Such a strategy should foster greater interaction with the Scottish global diaspora, defined broadly as anyone with affinity for Scotland – among them those educated in Scotland who now occupy positions of influence worldwide. Diaspora relations should not be focused only on trade and investment, and should instead promote meaningful connections in a unique global community. The strategy should emphasise the development of high-quality bilateral relationships with relevant states, based on productive cooperation on areas of mutual interest. It should ensure that the government’s representative offices function as a coherent network to serve strategic objectives.

The Scottish government’s European and international relations are now an intrinsic part of modern Scottish governance.
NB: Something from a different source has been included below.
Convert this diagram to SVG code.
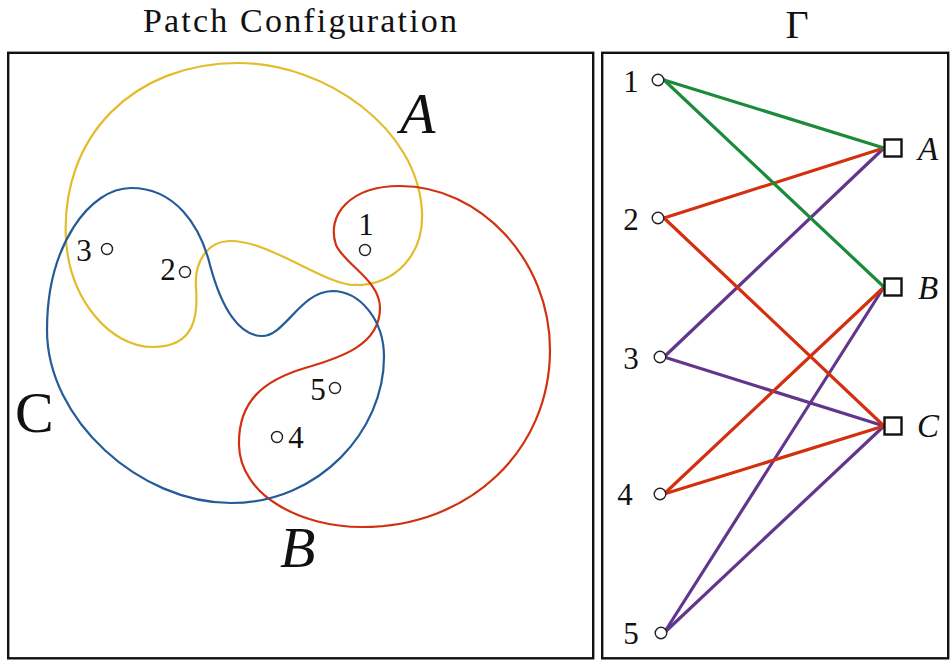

Such engagement is logical, when founded on the present constitution. Yet the current challenges are significant. Scotland is no longer part of the EU, with its access and relevance reduced as a result. The Scottish and UK governments hold divergent views on EU and foreign policies. Scottish politics is marked by polarisation on European and international engagement, with its dual lack of Europeanisation and consensus.

At this stage, the Scottish government should ensure that its promised Global Affairs Framework sets a post-Brexit, long-term vision for European and external relations. Since the government intends to increase its European and global profile, the Scottish Parliament should intensify its scrutiny of the government in this field. Rebuilding cross-party consensus is vital. Responsibility for separating Scotland’s EU and global relations from the independence debate rests with both sides. Given the current state of affairs, such expectations might appear excessively aspirational. It is time, however, to test the proposition that Scottish politics is defined by collegiality.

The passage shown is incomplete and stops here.